This week the city of Detroit officially declared title 9 bankruptcy. It is estimated that the city of 700,000 people has total debts of $18-$20 billion. For years city expenses have far outstripped revenues. The time of reckoning has come, leaving Detroit’s bondholders, city employees, and retirees holding the bag.
The governor of Michigan believes that bankruptcy will put Detroit on the right track. The city will be able to re-negotiate union contracts with its employees, significantly lowering its cost of labor. Pensioners will take a severe “haircut” on their retirement benefits, perhaps as much as 90%. Holders of Detroit municipal bonds will find their paper almost worthless, but the city will be relieved of its debt obligations.
No doubt this is bitter medicine for city employees, retirees and bondholders. However, bankruptcy will give Detroit a clean financial slate, ironically making it easier for the city to borrow in the future.

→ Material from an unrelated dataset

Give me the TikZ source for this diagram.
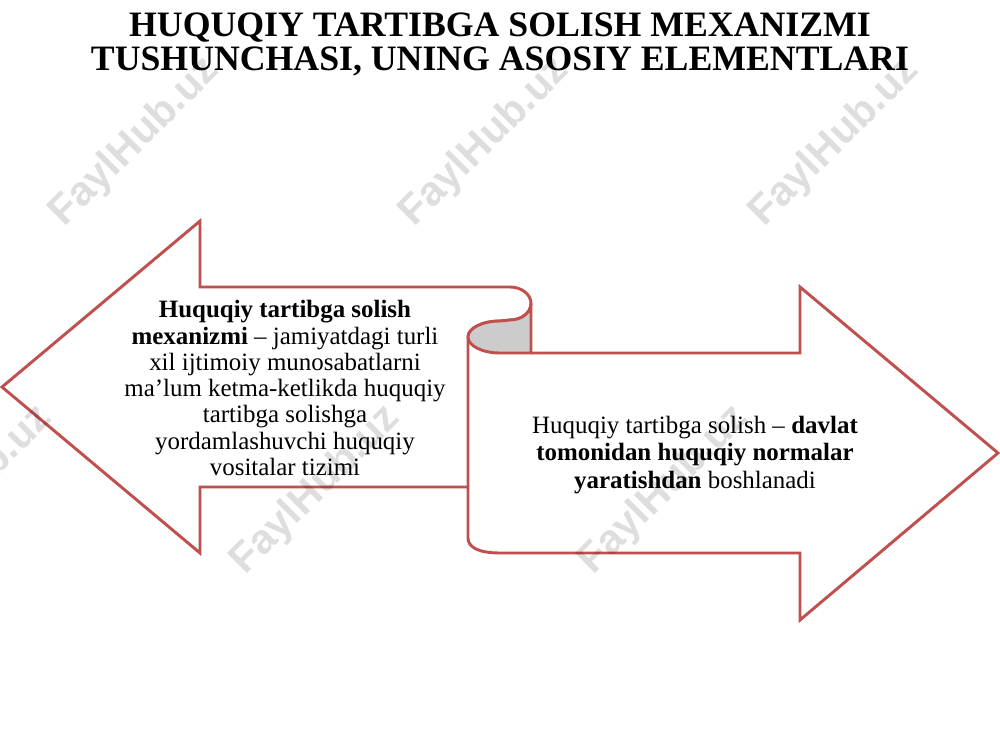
\documentclass[tikz,border=0pt]{standalone}
\usepackage{fontspec}
\setmainfont{Liberation Serif}
\newfontfamily\wmfont{Liberation Sans}
\definecolor{arrowred}{RGB}{192,80,77}
\definecolor{curlgray}{RGB}{204,204,204}
\begin{document}
\begin{tikzpicture}[x=0.75pt, y=-0.75pt,
  arrowline/.style={draw=arrowred, line width=2.2pt, line join=miter},
  boxtext/.style={align=center, inner sep=0pt},
  wmark/.style={font=\wmfont\bfseries\fontsize{31}{31}\selectfont, text=black, opacity=0.13, rotate=45}]
\useasboundingbox (0,0) rectangle (1000,750);
% title
\node[align=center, font=\bfseries\fontsize{26.8}{25.5}\selectfont] (title) at (500,44)
  {HUQUQIY TARTIBGA SOLISH MEXANIZMI\\TUSHUNCHASI, UNING ASOSIY ELEMENTLARI};
% both arrows as one ribbon
\draw[arrowline, fill=white] (468,487) -- (200,487) -- (200,553) -- (2,387) -- (200,221) -- (200,287) -- (510,287)
  .. controls (521.6,287) and (531,294.4) .. (531,303.5)
  .. controls (531,312.6) and (521.6,320) .. (510,320) -- (500,321)
  .. controls (482.4,321) and (468,328.2) .. (468,337) -- (468,538)
  .. controls (468,547) and (478,553) .. (500,553) -- (800,553) -- (800,620) -- (998,453) -- (800,287) -- (800,353) -- (531,353);
% curl
\draw[arrowline, fill=curlgray] (531,303.5) .. controls (531,312.6) and (521.6,320) .. (510,320) -- (500,321)
  .. controls (482.4,321) and (468,328.2) .. (468,337)
  .. controls (468,345.8) and (482.4,353) .. (500,353) -- (531,353) -- cycle;
% texts
\node[boxtext, font=\fontsize{18.7}{19.7}\selectfont] (lefttext) at (285,388)
  {\textbf{Huquqiy tartibga solish}\\\textbf{mexanizmi} -- jamiyatdagi turli\\xil ijtimoiy munosabatlarni\\ma’lum ketma-ketlikda huquqiy\\tartibga solishga\\yordamlashuvchi huquqiy\\vositalar tizimi};
\node[boxtext, font=\fontsize{18.7}{20.4}\selectfont] (righttext) at (695,455)
  {Huquqiy tartibga solish -- \textbf{davlat}\\\textbf{tomonidan huquqiy normalar}\\\textbf{yaratishdan} boshlanadi};
% watermarks
\node[wmark] (wm1) at (135,142) {FaylHub.uz};
\node[wmark] (wm2) at (485,142) {FaylHub.uz};
\node[wmark] (wm3) at (835,142) {FaylHub.uz};
\node[wmark] (wm4) at (-32,490) {FaylHub.uz};
\node[wmark] (wm5) at (316,490) {FaylHub.uz};
\node[wmark] (wm6) at (664,490) {FaylHub.uz};
\end{tikzpicture}
\end{document}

As a place to do business the “new” post-bankruptcy Detroit will be much more attractive than the “old” Detroit, but it will take a long time for the motor city to recover.
If Detroit follows through with its bankruptcy the municipal bond markets will freak out. Virtually all other cities will have to pay more to borrow, especially if they factor in the probability of a “haircut”.
My fear is that the federal government will bail out Detroit with newly printed money. Once that precedent is established there a ton of debt-laden big cities that will line up at the federal trough. Chicago is one of them. While Chicago is more prosperous and has five times the population of Detroit, the windy city has 36 billion of pension debt and 7.7 billion of general obligation bonds. Like Detroit, despite grinding taxation, Chicago spends more money each year than it takes in.
Let’s see, the Federal Government has $5 trillion of unfunded Social Security liabilities, roughly $90 trillion worth of unfunded Medicare liabilities, and God knows how much of a deficit due to our latest entitlement, Obamacare. Why not add a few more trillion by bailing out America’s largest cities?
Line up at the trough, boys. Obama and the Democrats aren’t going to abandon their union friends and their comrades that run the municipal bond houses on Wall Street. The Bernanke printing press is ready to run!
Well put, Don. the sad thing is the people getting hit by the cuts won’t be those that made the decisions. Guess they can thank the union bosses for some of those demands. Then you have the people who receive handouts not fazed…cause Obama’s going to give them all those ‘free’ things.